- _Task_:
List all lines of the data containing the word "chart".

──────── The data

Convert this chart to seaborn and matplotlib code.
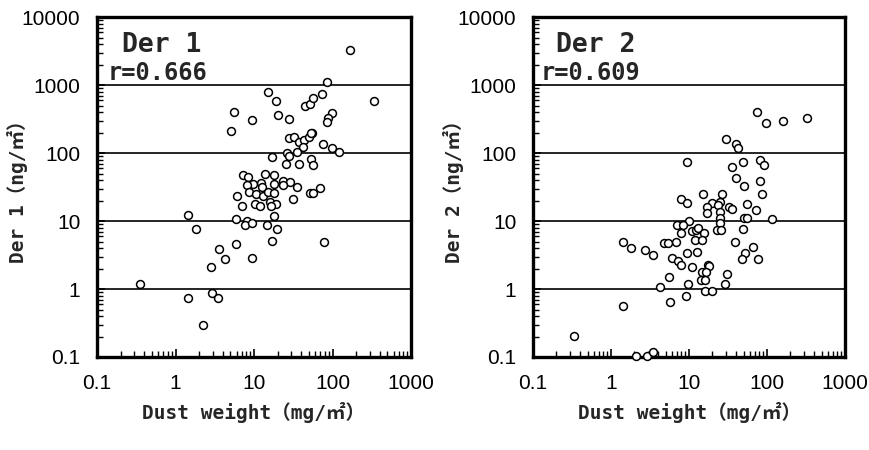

────────────────
──────── The data

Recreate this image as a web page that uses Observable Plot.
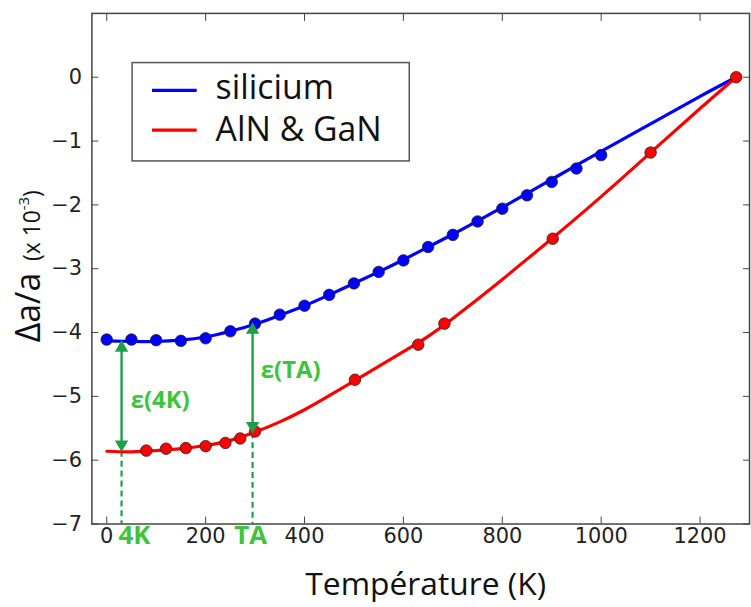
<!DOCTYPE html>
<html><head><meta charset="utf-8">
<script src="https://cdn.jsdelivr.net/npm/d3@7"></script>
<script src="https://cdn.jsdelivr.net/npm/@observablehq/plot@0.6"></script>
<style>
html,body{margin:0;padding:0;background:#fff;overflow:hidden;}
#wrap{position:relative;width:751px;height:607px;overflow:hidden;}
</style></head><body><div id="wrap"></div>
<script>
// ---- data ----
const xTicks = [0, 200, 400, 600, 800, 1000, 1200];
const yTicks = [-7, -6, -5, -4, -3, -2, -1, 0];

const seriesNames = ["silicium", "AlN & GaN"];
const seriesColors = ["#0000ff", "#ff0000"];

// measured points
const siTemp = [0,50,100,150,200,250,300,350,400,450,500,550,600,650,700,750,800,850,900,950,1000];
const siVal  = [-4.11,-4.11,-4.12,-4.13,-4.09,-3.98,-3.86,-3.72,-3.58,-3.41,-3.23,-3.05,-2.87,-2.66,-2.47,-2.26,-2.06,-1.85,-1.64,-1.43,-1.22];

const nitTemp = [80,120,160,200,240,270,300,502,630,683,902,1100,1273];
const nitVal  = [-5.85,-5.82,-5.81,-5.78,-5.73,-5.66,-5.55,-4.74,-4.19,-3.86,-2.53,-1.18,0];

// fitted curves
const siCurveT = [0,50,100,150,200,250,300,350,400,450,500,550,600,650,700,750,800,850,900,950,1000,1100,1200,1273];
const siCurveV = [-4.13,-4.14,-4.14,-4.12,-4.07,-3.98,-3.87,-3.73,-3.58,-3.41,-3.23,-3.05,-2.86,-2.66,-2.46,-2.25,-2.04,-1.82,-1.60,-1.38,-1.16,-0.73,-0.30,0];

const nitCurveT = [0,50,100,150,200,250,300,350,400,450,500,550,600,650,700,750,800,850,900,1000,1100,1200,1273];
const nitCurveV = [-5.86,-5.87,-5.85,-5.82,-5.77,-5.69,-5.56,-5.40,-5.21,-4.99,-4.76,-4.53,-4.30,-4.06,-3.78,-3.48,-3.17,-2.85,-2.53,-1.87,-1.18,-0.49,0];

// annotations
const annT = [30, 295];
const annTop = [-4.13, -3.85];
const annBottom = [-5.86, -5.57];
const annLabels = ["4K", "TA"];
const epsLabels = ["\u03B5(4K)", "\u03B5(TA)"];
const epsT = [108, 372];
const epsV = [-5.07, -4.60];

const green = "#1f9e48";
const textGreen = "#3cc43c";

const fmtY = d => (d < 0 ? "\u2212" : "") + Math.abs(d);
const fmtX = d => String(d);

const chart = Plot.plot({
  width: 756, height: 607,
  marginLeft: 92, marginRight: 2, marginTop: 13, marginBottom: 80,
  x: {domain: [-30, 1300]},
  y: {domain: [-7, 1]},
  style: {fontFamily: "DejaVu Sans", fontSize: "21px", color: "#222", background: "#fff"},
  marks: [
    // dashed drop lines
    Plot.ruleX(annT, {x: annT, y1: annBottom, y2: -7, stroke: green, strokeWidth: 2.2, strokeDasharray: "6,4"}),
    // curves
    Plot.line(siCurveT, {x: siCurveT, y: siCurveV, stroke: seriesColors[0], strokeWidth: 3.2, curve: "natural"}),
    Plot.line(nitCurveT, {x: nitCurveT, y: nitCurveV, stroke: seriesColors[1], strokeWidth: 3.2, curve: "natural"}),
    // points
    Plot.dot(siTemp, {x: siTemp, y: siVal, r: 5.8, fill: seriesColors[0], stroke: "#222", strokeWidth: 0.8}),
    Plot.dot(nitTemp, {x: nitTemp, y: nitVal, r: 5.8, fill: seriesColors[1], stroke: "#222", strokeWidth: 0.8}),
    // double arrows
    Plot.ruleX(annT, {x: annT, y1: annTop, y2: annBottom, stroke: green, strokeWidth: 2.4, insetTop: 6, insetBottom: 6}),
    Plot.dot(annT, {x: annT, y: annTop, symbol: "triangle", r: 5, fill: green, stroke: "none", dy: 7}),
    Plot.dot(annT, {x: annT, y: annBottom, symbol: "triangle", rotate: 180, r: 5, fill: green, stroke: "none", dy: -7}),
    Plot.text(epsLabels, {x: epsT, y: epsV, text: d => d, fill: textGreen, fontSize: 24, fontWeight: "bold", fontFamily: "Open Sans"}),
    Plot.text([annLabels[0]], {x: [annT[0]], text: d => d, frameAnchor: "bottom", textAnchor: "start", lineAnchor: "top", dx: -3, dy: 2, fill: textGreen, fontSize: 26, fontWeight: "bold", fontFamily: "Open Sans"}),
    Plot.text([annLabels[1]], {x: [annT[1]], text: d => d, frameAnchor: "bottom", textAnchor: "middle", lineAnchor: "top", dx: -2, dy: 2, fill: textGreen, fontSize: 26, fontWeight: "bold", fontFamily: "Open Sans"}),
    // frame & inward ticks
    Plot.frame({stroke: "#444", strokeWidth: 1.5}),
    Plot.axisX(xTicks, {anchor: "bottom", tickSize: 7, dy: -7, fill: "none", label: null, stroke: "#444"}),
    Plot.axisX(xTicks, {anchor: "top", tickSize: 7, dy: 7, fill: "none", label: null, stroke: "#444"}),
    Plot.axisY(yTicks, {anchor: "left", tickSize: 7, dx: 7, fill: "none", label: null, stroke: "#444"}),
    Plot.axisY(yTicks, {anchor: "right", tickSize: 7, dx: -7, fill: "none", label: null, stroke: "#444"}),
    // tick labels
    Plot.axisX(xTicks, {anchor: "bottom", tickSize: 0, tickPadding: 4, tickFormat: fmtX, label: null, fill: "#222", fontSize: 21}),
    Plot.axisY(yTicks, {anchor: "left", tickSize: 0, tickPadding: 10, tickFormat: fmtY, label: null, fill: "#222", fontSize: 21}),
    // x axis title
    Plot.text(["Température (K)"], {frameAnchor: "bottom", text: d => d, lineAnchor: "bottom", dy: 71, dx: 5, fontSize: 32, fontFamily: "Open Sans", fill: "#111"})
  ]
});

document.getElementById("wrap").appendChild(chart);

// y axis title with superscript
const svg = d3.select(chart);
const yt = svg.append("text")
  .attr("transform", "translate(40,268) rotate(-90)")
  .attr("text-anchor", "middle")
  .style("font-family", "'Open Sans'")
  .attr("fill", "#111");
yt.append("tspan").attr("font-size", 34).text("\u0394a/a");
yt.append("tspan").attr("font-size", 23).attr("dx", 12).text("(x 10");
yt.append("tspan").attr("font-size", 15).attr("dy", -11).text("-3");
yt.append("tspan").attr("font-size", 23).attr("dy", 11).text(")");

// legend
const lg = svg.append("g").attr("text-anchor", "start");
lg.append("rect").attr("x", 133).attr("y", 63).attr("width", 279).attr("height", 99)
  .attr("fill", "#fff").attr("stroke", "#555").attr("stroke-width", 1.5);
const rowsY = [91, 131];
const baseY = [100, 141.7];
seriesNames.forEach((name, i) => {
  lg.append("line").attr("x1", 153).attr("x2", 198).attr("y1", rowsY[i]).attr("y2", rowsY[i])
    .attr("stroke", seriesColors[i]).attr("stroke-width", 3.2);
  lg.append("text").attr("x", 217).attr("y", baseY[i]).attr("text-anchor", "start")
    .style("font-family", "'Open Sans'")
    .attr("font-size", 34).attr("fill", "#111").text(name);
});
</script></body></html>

────────────────

- _In response_:
Convert this chart to seaborn and matplotlib code.
const chart = Plot.plot({
document.getElementById("wrap").appendChild(chart);
const svg = d3.select(chart);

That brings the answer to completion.